▶ **Brief**:
Repeat all of the material below exactly as written, images excluded.

▶ **Data extract**:
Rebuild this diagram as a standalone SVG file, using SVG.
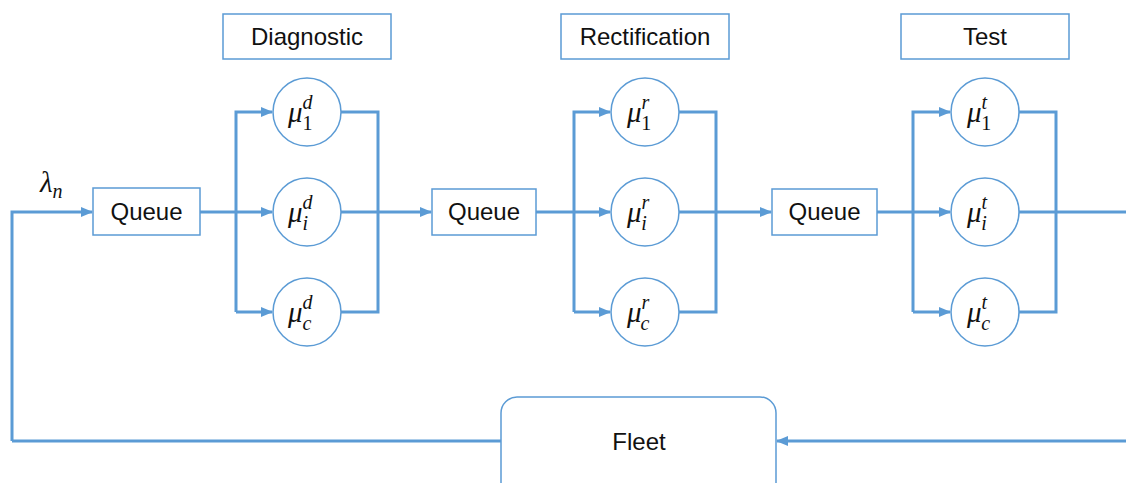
<svg xmlns="http://www.w3.org/2000/svg" width="1126" height="483" viewBox="0 0 1126 483">
<defs>
<marker id="ah" markerWidth="12" markerHeight="10" refX="11" refY="5" orient="auto" markerUnits="userSpaceOnUse">
<path d="M0,0 L12,5 L0,10 Z" fill="#5B9BD5"/>
</marker>
<style>
.box{fill:#fff;stroke:#5B9BD5;stroke-width:1.5}
.ln{fill:none;stroke:#5B9BD5;stroke-width:3}
.lbl{font-family:"Liberation Sans",Arial,sans-serif;font-size:24px;fill:#111;text-anchor:middle}
.mu{font-family:"Liberation Serif","DejaVu Serif",serif;font-style:italic;font-size:29px;fill:#111}
.sc{font-size:20px}
.up{font-style:normal}
</style>
</defs>
<rect width="1126" height="483" fill="#fff"/>
<g id="connectors">
<path class="ln" d="M12,441 L12,212 L92,212" marker-end="url(#ah)"/>
<path class="ln" d="M200,212 L272,212" marker-end="url(#ah)"/>
<path class="ln" d="M236,312 L236,112 L272,112" marker-end="url(#ah)"/>
<path class="ln" d="M236,312 L272,312" marker-end="url(#ah)"/>
<path class="ln" d="M341,112 L378,112 L378,312 L341,312"/>
<path class="ln" d="M341,212 L431,212" marker-end="url(#ah)"/>
<path class="ln" d="M536,212 L610,212" marker-end="url(#ah)"/>
<path class="ln" d="M574,312 L574,112 L610,112" marker-end="url(#ah)"/>
<path class="ln" d="M574,312 L610,312" marker-end="url(#ah)"/>
<path class="ln" d="M679,112 L716,112 L716,312 L679,312"/>
<path class="ln" d="M679,212 L771,212" marker-end="url(#ah)"/>
<path class="ln" d="M877,212 L950,212" marker-end="url(#ah)"/>
<path class="ln" d="M913,312 L913,112 L950,112" marker-end="url(#ah)"/>
<path class="ln" d="M913,312 L950,312" marker-end="url(#ah)"/>
<path class="ln" d="M1019,112 L1056,112 L1056,312 L1019,312"/>
<path class="ln" d="M1019,212 L1126,212"/>
<path class="ln" d="M1126,441 L777,441" marker-end="url(#ah)"/>
<path class="ln" d="M12,441 L501,441"/>
</g>
<g id="lambda"><text class="mu" x="40" y="192">λ<tspan class="sc" dy="6">n</tspan></text></g>
<g id="queue1"><rect class="box" x="93" y="188" width="107" height="47"/><text class="lbl" x="146.5" y="220">Queue</text></g>
<g id="queue2"><rect class="box" x="432" y="189" width="104" height="46"/><text class="lbl" x="484" y="220">Queue</text></g>
<g id="queue3"><rect class="box" x="772" y="189" width="105" height="46"/><text class="lbl" x="824.5" y="220">Queue</text></g>
<g id="title-diagnostic"><rect class="box" x="223" y="14" width="168" height="45"/><text class="lbl" x="307" y="45">Diagnostic</text></g>
<g id="title-rectification"><rect class="box" x="561" y="14" width="168" height="45"/><text class="lbl" x="645" y="45">Rectification</text></g>
<g id="title-test"><rect class="box" x="901" y="14" width="168" height="45"/><text class="lbl" x="985" y="45">Test</text></g>
<g id="mu-d-1"><circle class="box" cx="307" cy="112" r="34"/><text class="mu" x="288" y="122">μ<tspan class="sc" dy="-13">d</tspan><tspan class="sc up" dx="-10" dy="21">1</tspan></text></g>
<g id="mu-d-i"><circle class="box" cx="307" cy="212" r="34"/><text class="mu" x="288" y="222">μ<tspan class="sc" dy="-13">d</tspan><tspan class="sc" dx="-10" dy="21">i</tspan></text></g>
<g id="mu-d-c"><circle class="box" cx="307" cy="312" r="34"/><text class="mu" x="288" y="322">μ<tspan class="sc" dy="-13">d</tspan><tspan class="sc" dx="-10" dy="21">c</tspan></text></g>
<g id="mu-r-1"><circle class="box" cx="645" cy="112" r="34"/><text class="mu" x="627" y="122">μ<tspan class="sc" dy="-13">r</tspan><tspan class="sc up" dx="-8" dy="21">1</tspan></text></g>
<g id="mu-r-i"><circle class="box" cx="645" cy="212" r="34"/><text class="mu" x="627" y="222">μ<tspan class="sc" dy="-13">r</tspan><tspan class="sc" dx="-8" dy="21">i</tspan></text></g>
<g id="mu-r-c"><circle class="box" cx="645" cy="312" r="34"/><text class="mu" x="627" y="322">μ<tspan class="sc" dy="-13">r</tspan><tspan class="sc" dx="-8" dy="21">c</tspan></text></g>
<g id="mu-t-1"><circle class="box" cx="985" cy="112" r="34"/><text class="mu" x="967" y="122">μ<tspan class="sc" dy="-13">t</tspan><tspan class="sc up" dx="-6" dy="21">1</tspan></text></g>
<g id="mu-t-i"><circle class="box" cx="985" cy="212" r="34"/><text class="mu" x="967" y="222">μ<tspan class="sc" dy="-13">t</tspan><tspan class="sc" dx="-6" dy="21">i</tspan></text></g>
<g id="mu-t-c"><circle class="box" cx="985" cy="312" r="34"/><text class="mu" x="967" y="322">μ<tspan class="sc" dy="-13">t</tspan><tspan class="sc" dx="-6" dy="21">c</tspan></text></g>
<g id="fleet"><rect class="box" x="501" y="397" width="275" height="110" rx="16"/><text class="lbl" x="639" y="450">Fleet</text></g>
</svg>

▶ **Task solution**:
Rebuild this diagram as a standalone SVG file, using SVG.
<svg xmlns="http://www.w3.org/2000/svg" width="1126" height="483" viewBox="0 0 1126 483">
<defs>
<marker id="ah" markerWidth="12" markerHeight="10" refX="11" refY="5" orient="auto" markerUnits="userSpaceOnUse">
<path d="M0,0 L12,5 L0,10 Z" fill="#5B9BD5"/>
</marker>
<style>
.box{fill:#fff;stroke:#5B9BD5;stroke-width:1.5}
.ln{fill:none;stroke:#5B9BD5;stroke-width:3}
.lbl{font-family:"Liberation Sans",Arial,sans-serif;font-size:24px;fill:#111;text-anchor:middle}
.mu{font-family:"Liberation Serif","DejaVu Serif",serif;font-style:italic;font-size:29px;fill:#111}
.sc{font-size:20px}
.up{font-style:normal}
</style>
</defs>
<rect width="1126" height="483" fill="#fff"/>
<g id="connectors">
<path class="ln" d="M12,441 L12,212 L92,212" marker-end="url(#ah)"/>
<path class="ln" d="M200,212 L272,212" marker-end="url(#ah)"/>
<path class="ln" d="M236,312 L236,112 L272,112" marker-end="url(#ah)"/>
<path class="ln" d="M236,312 L272,312" marker-end="url(#ah)"/>
<path class="ln" d="M341,112 L378,112 L378,312 L341,312"/>
<path class="ln" d="M341,212 L431,212" marker-end="url(#ah)"/>
<path class="ln" d="M536,212 L610,212" marker-end="url(#ah)"/>
<path class="ln" d="M574,312 L574,112 L610,112" marker-end="url(#ah)"/>
<path class="ln" d="M574,312 L610,312" marker-end="url(#ah)"/>
<path class="ln" d="M679,112 L716,112 L716,312 L679,312"/>
<path class="ln" d="M679,212 L771,212" marker-end="url(#ah)"/>
<path class="ln" d="M877,212 L950,212" marker-end="url(#ah)"/>
<path class="ln" d="M913,312 L913,112 L950,112" marker-end="url(#ah)"/>
<path class="ln" d="M913,312 L950,312" marker-end="url(#ah)"/>
<path class="ln" d="M1019,112 L1056,112 L1056,312 L1019,312"/>
<path class="ln" d="M1019,212 L1126,212"/>
<path class="ln" d="M1126,441 L777,441" marker-end="url(#ah)"/>
<path class="ln" d="M12,441 L501,441"/>
</g>
<g id="lambda"><text class="mu" x="40" y="192">λ<tspan class="sc" dy="6">n</tspan></text></g>
<g id="queue1"><rect class="box" x="93" y="188" width="107" height="47"/><text class="lbl" x="146.5" y="220">Queue</text></g>
<g id="queue2"><rect class="box" x="432" y="189" width="104" height="46"/><text class="lbl" x="484" y="220">Queue</text></g>
<g id="queue3"><rect class="box" x="772" y="189" width="105" height="46"/><text class="lbl" x="824.5" y="220">Queue</text></g>
<g id="title-diagnostic"><rect class="box" x="223" y="14" width="168" height="45"/><text class="lbl" x="307" y="45">Diagnostic</text></g>
<g id="title-rectification"><rect class="box" x="561" y="14" width="168" height="45"/><text class="lbl" x="645" y="45">Rectification</text></g>
<g id="title-test"><rect class="box" x="901" y="14" width="168" height="45"/><text class="lbl" x="985" y="45">Test</text></g>
<g id="mu-d-1"><circle class="box" cx="307" cy="112" r="34"/><text class="mu" x="288" y="122">μ<tspan class="sc" dy="-13">d</tspan><tspan class="sc up" dx="-10" dy="21">1</tspan></text></g>
<g id="mu-d-i"><circle class="box" cx="307" cy="212" r="34"/><text class="mu" x="288" y="222">μ<tspan class="sc" dy="-13">d</tspan><tspan class="sc" dx="-10" dy="21">i</tspan></text></g>
<g id="mu-d-c"><circle class="box" cx="307" cy="312" r="34"/><text class="mu" x="288" y="322">μ<tspan class="sc" dy="-13">d</tspan><tspan class="sc" dx="-10" dy="21">c</tspan></text></g>
<g id="mu-r-1"><circle class="box" cx="645" cy="112" r="34"/><text class="mu" x="627" y="122">μ<tspan class="sc" dy="-13">r</tspan><tspan class="sc up" dx="-8" dy="21">1</tspan></text></g>
<g id="mu-r-i"><circle class="box" cx="645" cy="212" r="34"/><text class="mu" x="627" y="222">μ<tspan class="sc" dy="-13">r</tspan><tspan class="sc" dx="-8" dy="21">i</tspan></text></g>
<g id="mu-r-c"><circle class="box" cx="645" cy="312" r="34"/><text class="mu" x="627" y="322">μ<tspan class="sc" dy="-13">r</tspan><tspan class="sc" dx="-8" dy="21">c</tspan></text></g>
<g id="mu-t-1"><circle class="box" cx="985" cy="112" r="34"/><text class="mu" x="967" y="122">μ<tspan class="sc" dy="-13">t</tspan><tspan class="sc up" dx="-6" dy="21">1</tspan></text></g>
<g id="mu-t-i"><circle class="box" cx="985" cy="212" r="34"/><text class="mu" x="967" y="222">μ<tspan class="sc" dy="-13">t</tspan><tspan class="sc" dx="-6" dy="21">i</tspan></text></g>
<g id="mu-t-c"><circle class="box" cx="985" cy="312" r="34"/><text class="mu" x="967" y="322">μ<tspan class="sc" dy="-13">t</tspan><tspan class="sc" dx="-6" dy="21">c</tspan></text></g>
<g id="fleet"><rect class="box" x="501" y="397" width="275" height="110" rx="16"/><text class="lbl" x="639" y="450">Fleet</text></g>
</svg>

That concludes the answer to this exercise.